## Prompt
Nothing but the lines from the top of the data to the line holding "import pandas as pd" should be printed, word for word and both ends included; leave the pictures out.

## Raw data
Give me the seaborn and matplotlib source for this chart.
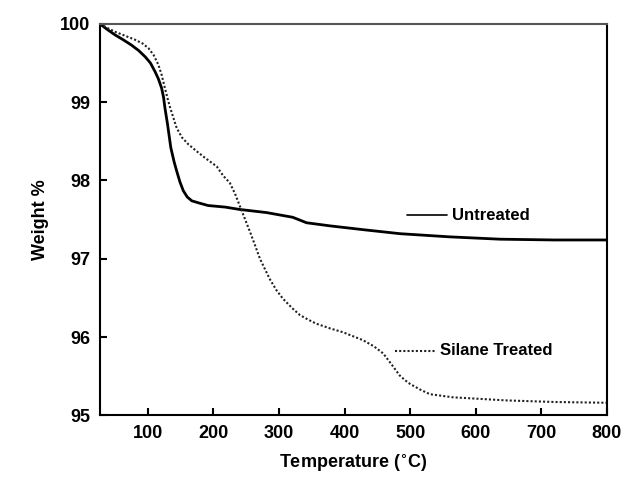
import matplotlib
matplotlib.use("Agg")
import matplotlib.pyplot as plt
import seaborn as sns
import pandas as pd

# Untreated sample (temperature °C, weight %)
untreated_temp = [27, 38, 50, 62, 75, 86, 96, 104, 111, 116, 121, 124, 126, 130, 135, 140, 144, 149, 154, 160, 167, 179, 192, 218, 240, 281, 321, 342, 378, 430, 485, 560, 637, 720, 800]
untreated_wt = [100.0, 99.93, 99.86, 99.8, 99.73, 99.66, 99.58, 99.5, 99.39, 99.3, 99.18, 99.06, 98.93, 98.72, 98.42, 98.24, 98.12, 97.98, 97.87, 97.79, 97.74, 97.71, 97.68, 97.66, 97.63, 97.59, 97.53, 97.46, 97.42, 97.37, 97.32, 97.28, 97.25, 97.24, 97.24]

# Silane treated sample
silane_temp = [27, 38, 50, 65, 80, 92, 101, 109, 116, 121, 126, 130, 134, 139, 144, 152, 162, 175, 187, 205, 215, 225, 233, 240, 248, 256, 264, 271, 279, 286, 296, 306, 320, 332, 345, 357, 378, 398, 428, 445, 459, 469, 477, 484, 492, 500, 515, 530, 565, 606, 647, 720, 800]
silane_wt = [100.0, 99.95, 99.9, 99.85, 99.8, 99.75, 99.69, 99.6, 99.48, 99.35, 99.18, 99.05, 98.93, 98.8, 98.67, 98.55, 98.46, 98.37, 98.29, 98.18, 98.06, 97.97, 97.83, 97.68, 97.51, 97.34, 97.16, 97.0, 96.86, 96.74, 96.6, 96.49, 96.37, 96.28, 96.22, 96.17, 96.11, 96.06, 95.96, 95.88, 95.79, 95.68, 95.59, 95.51, 95.45, 95.4, 95.33, 95.27, 95.23, 95.21, 95.19, 95.17, 95.16]

x_ticks = [100, 200, 300, 400, 500, 600, 700, 800]
y_ticks = [95, 96, 97, 98, 99, 100]

sns.set_theme(style="white")
plt.rcParams['font.family'] = ['Liberation Sans', 'DejaVu Sans']
plt.rcParams['font.weight'] = 'bold'
plt.rcParams['text.color'] = 'black'
plt.rcParams['axes.labelcolor'] = 'black'
plt.rcParams['xtick.color'] = 'black'
plt.rcParams['ytick.color'] = 'black'

df_u = pd.DataFrame({"Temperature": untreated_temp, "Weight": untreated_wt})
df_s = pd.DataFrame({"Temperature": silane_temp, "Weight": silane_wt})

fig = plt.figure(figsize=(6.23, 4.79), dpi=100)
ax = fig.add_axes([0.1605, 0.133, 0.8135, 0.817])

sns.lineplot(data=df_u, x="Temperature", y="Weight", ax=ax, color="black", linewidth=2.0, estimator=None, sort=True)
sns.lineplot(data=df_s, x="Temperature", y="Weight", ax=ax, color="#222222", linewidth=1.5, linestyle=(0, (1, 1.0)), estimator=None, sort=True)

ax.set_xlim(27, 800)
ax.set_ylim(95, 100)
ax.set_xticks(x_ticks)
ax.set_yticks(y_ticks)
ax.set_xticklabels([str(t) for t in x_ticks], fontsize=13, fontweight='bold')
ax.set_yticklabels([str(t) for t in y_ticks], fontsize=13, fontweight='bold')
ax.tick_params(axis='both', direction='in', length=5, width=1.5, colors='black', pad=7,
               bottom=True, left=True, top=False, right=False)
ax.set_xlabel("Temperature ($^{\\circ}$C)", fontsize=13, fontweight='bold', labelpad=8, color='black')
ax.set_ylabel("Weight %", fontsize=13, fontweight='bold', labelpad=8, color='black')

for s in ax.spines.values():
    s.set_visible(True)
    s.set_color("black")
    s.set_linewidth(1.5)
ax.spines['top'].set_color("#555555")

# legend-like labels
ax.plot([0.605, 0.684], [0.511, 0.511], transform=ax.transAxes, color="black", linewidth=1.2)
ax.text(0.695, 0.511, "Untreated", transform=ax.transAxes, fontsize=12, fontweight='bold', va='center', ha='left', color='black')
ax.plot([0.582, 0.661], [0.165, 0.165], transform=ax.transAxes, color="#222222", linewidth=1.5, linestyle=(0, (1, 1.0)))
ax.text(0.67, 0.165, "Silane Treated", transform=ax.transAxes, fontsize=12, fontweight='bold', va='center', ha='left', color='black')

fig.savefig("out.png", dpi=100)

## Response for this exercise
Give me the seaborn and matplotlib source for this chart.
import matplotlib
matplotlib.use("Agg")
import matplotlib.pyplot as plt
import seaborn as sns
import pandas as pd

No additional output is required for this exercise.